Backblaze, FIDO2, Journald, Security

  • Backblaze opened their European Data Center (EU Central) in Amsterdam. This is great news, I've been waiting for it. EU location was one of the major benefits of Wasabi. But now B2 is much better option, especially because Wasabi invoices for at least 1 TB of storage, when B2 invoices using GB granularity. Also Wasabi had the strange 90 days minimum object life-time invoicing rule. So if you saved something and deleted it, you had to pay for 90 days storage anyway. Also see some background information about their EU DC project and why Finland wasn't finally an viable option.
  • Yuck, FIDO2 login to Windows, requires usage of Microsoft Account, that's not pretty at all.
  • Had to deal with Proxy auto-config PAC files. Amazingly annoying format. But writing some horrible code, I got it sorted out in a sufficiently bad way. Another example of complex and powerful standard making things messy and making extremely bad kludge implementation which works only in very specific situations. Honestly, manually configuring the proxy would be a better option. But now it "works" as required.
  • Your Credit Card leaks your private information. The spy in your wallet - Great article by The Washington Post. They forgot to mention tokenization, which is just one scam word to hide the fact that your info is being sold. Yet, I might prefer it over having alternate worse authentication methods, like apps.
  • Browser Fingerprinting @ Tor Project Blog. A nice summary posting. Yep, nothing new out there. It's obvious that all information you're giving out, will be used against you.
  • While studying some issues with Linux servers studied journalctl, journald and /var/log/journal content very carefully as well as set new parameters into journald.conf in /etc/systemd. Basic stuff of course. But I haven't ever had need to dig into that stuff so deeply. It's just like eventviewer for Windows. Sometimes you need it, but for most of time you don't. In case of Windows, default logs are often too small. But in case of Ubuntu the default journal log size of 4 GBytes is more than enough. And it's good to notice that the retention time is unlimited. As long as there's enough storage space. Journald @ Wikipedia Yeah, it's pretty obvious why this is better than the syslog alone. Nice post about journalctl basics. While not forgetting the journalctl @ Debian man page.
  • FIDO2 long discussion about HSM modules with different people. Others really dislike the idea of using HSM module, some prefer software solutions. Some think that SMS is the best option, etc. Sure, there are different security requirements and levels. Of course it's much easier to use email and simple password to login. Than needing to have USB HSM (FIDO2) token with you. It also depends how often you need to authenticate. Some people prefer saving everything in their browser and were like what, why would you need something physical. Then I told them about Firefox soft-tokens and they loved it. Yet, I still don't know where that data is saved. So unless they've setup alternate account recovery information, when browser for some reason loses the soft-tokens, they can't login anymore and so on.
  • Network security: While walking outside, I found open fiber network distribution rack cabinet. Funny stuff.
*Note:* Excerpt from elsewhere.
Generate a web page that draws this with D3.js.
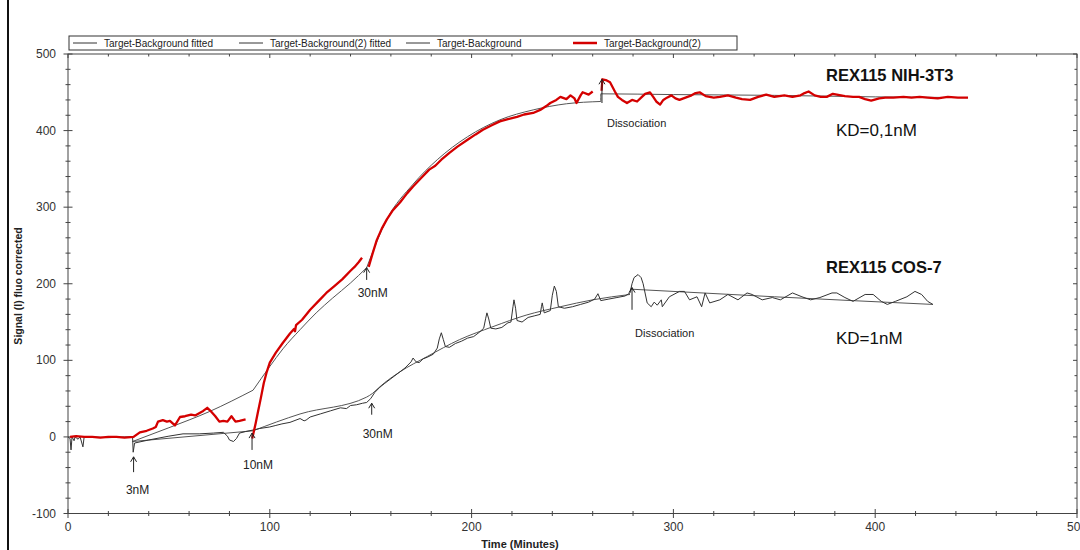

Fiber switches, heating, cooling and power equipment. Totally unlocked, great work ISP guys. That's the way to go. Anyone can access power, UPS, steal, sabotage, damage or just tap the equipment. I'm just wondering if that's done correctly according all the safety regulations.
  • Had some network and system security meetings. Only thing you can conclude is that you can take adequate security measures to the estimated the risk level. That by no means, mean that the systems would be actually secure. Because that's just really hard as we know, nearly impossible and costs doing it would be really infeasible. But getting that security level right, can be hard.